The definitive ranking of the 'Hunger Games' movies

Ladies and gentlemen, the era of Hunger Games is coming to an end.

With The Hunger Games: Mockingjay - Part 2 hitting theaters this weekend, it's time to say goodbye to the franchise that made "YA dystopian fiction" its own genre and turned Jennifer Lawrence from an indie film darling to one of the world's biggest stars. Plus it gave us four pretty good films.

In honor of the film's release, we've ranked all four of the movies, definitively. Feel free to disagree, but then you'd be wrong.
4. Mockingjay - Part 2

Oi, Hijacked Peeta. (Photo: Murray Close, Lionsgate)

Although the series does go out with quite a bang, that bang isn't as strong as it has been in the past. Part of the issue with Mockingjay - Part 2 is that the worst and most problematic elements of the book (see: Hijacked Peeta, and everything about the ending) are in its second half, which is not the movie's fault. And to its credit, the movie does take the opportunity to improve on some of the aspects of the book, but it just doesn't take that opportunity nearly enough.
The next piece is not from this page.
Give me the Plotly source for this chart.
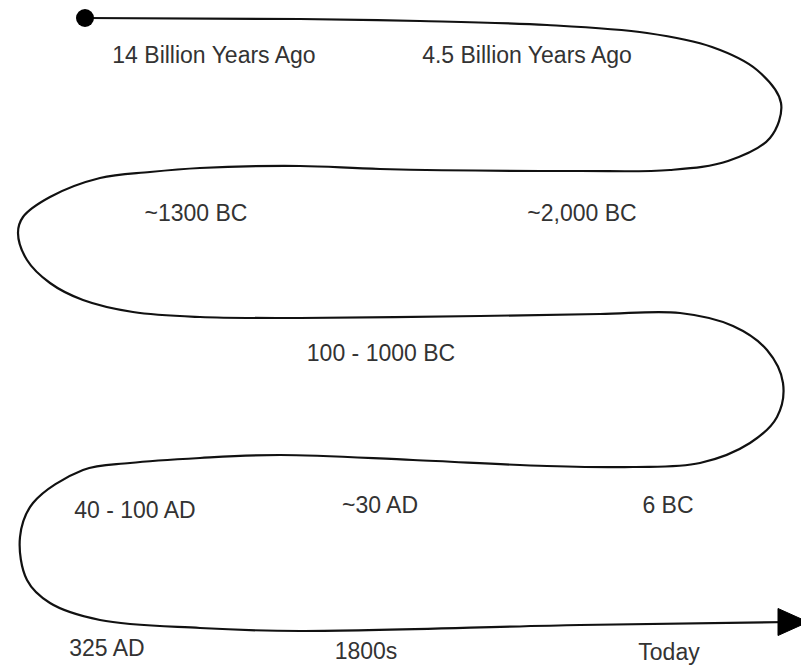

There is still plenty to love here, from the action sequences to perhaps the most heartbreaking performance from Lawrence yet (for more on the film, read our review here).
3. Mockingjay - Part 1

We really wish 'Mockingjay' had been one film. (Photo: Murray Close, Lionsgate)

The decision to split the third book into two movies definitely hurt the sequel more, butMockingjay - Part 1 didn't escape the effect. The movie has a lot of rising action and a lot of really excellent set pieces, and then it just sort of...ends.

Still, the movie added some really excellent characters, from Natalie Dormer's Cressida (and her amazing hair) to Mahershala Ali's Boggs to Julianne Moore's President Coin. But inevitably, like with other films that were arbitrarily chopped (cough The Hobbit cough cough), we just wish we could have seen the single movie that Mockingjay could have been.
2. The Hunger Games

Remember how her hair was a slightly different shade of brown in this one? (Photo: Murray Close, Lionsgate)

If this movie hadn't worked as well as it did, the pop culture landscape today would look a lot different. We wouldn't have Jennifer Lawrence the Phenomenon, or the current deluge of YAdystopian fantasy. We wouldn't be arguing about splitting Mockingjay, because there would be no sequels. Adapting the original story to film was no easy task.

We forget, since the last few have been more about revolution than the Hunger Games themselves, that so much of the first book is literally children killing children, and while that violence is hard enough to depict on the page showing it onscreen is a different thing altogether. The first movie managed to stay true to the book without ever seeming exploitative or cheap, a huge accomplishment in and of itself. At the same time, it's an incredibly thrilling and tense film to watch (even turning press junkets into compelling cinema).

Sure, they overdid it on the shaky cam a little, and some of the scenes suffer from a lack of the internal dialogue we get in the book. But all in all Hunger Games succeeded in every way it had to.
1. Catching Fire

Finnick you are the best. (Photo: Murray Close, Lionsgate)

Naysayers may like the original better, but Catching Fire is the true victor of the series. While The Hunger Games succeeded in adapting its source material, Catching Fire transcended it, turning the second-best book into easily the best film.

Validly, Fire has a huge advantage over its predecessor: It's just a more cinematic story. Everything about it is better suited it for the screen than the other two in the trilogy, from the Quarter Quell arena being far more visually interesting than the original Hunger Games arena (a giant beach jungle clock has more to look at than a generic forest); to the simple fact that Katniss gets to talk to more people during the Games (plus it helps that Finnick and Joanna are the series' best characters who are completely under-utilized in both Mockingjay films). Shifting the enemies from children to animals and the environment allowed the action to take a step up as well without becoming too graphically violent.

The film also shapes the many elements of the series -- the arena, the family, the love triangle, the revolution and even Effie's many outfits -- into the most cohesive and fluid story of the series. From start to finish, Catching Fire made the greatest movie out of this series. And we'll fight you on that.